The Securities and Exchange Commission this week announced an award of nearly $2.5 million to an employee of a domestic government agency whose whistleblower tip helped launch an SEC investigation and whose continued assistance enabled the SEC to address a company's misconduct.
''Whistleblowers can provide a wealth of information and ongoing assistance that helps our agency bring enforcement actions quicker and more efficiently,'' said Jane Norberg, Chief of the SEC's Office of the Whistleblower. ''This whistleblower not only helped us open the case, but also provided timely ongoing assistance along with critical documents and testimony that accelerated the pace of our enforcement action.''
Approximately $156 million has now been awarded to 45 whistleblowers who voluntarily provided the SEC with original and useful information that led to a successful enforcement action. No money has been taken or withheld from harmed investors to pay whistleblower awards.
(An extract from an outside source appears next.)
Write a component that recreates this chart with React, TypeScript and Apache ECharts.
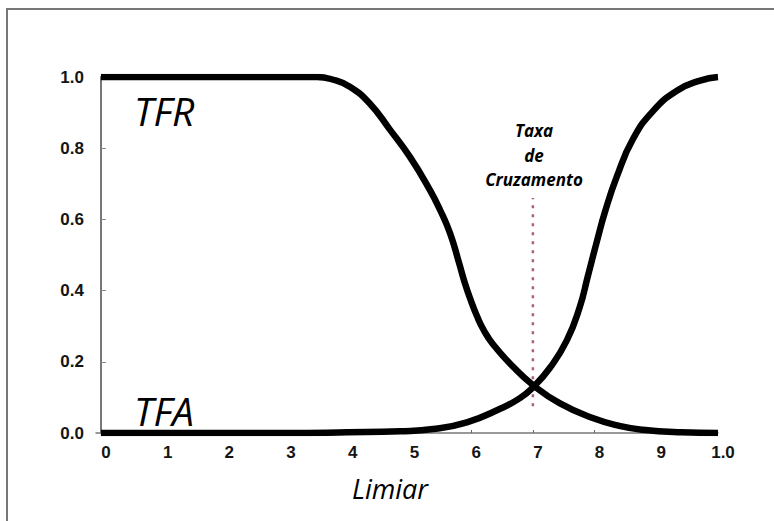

By law, the SEC protects the confidentiality of whistleblowers and does not disclose information that might directly or indirectly reveal a whistleblower's identity.
Whistleblowers may be eligible for an award when they voluntarily provide the SEC with original, timely, and credible information that leads to a successful enforcement action. Whistleblower awards can range from 10 percent to 30 percent of the money collected when the monetary sanctions exceed $1 million.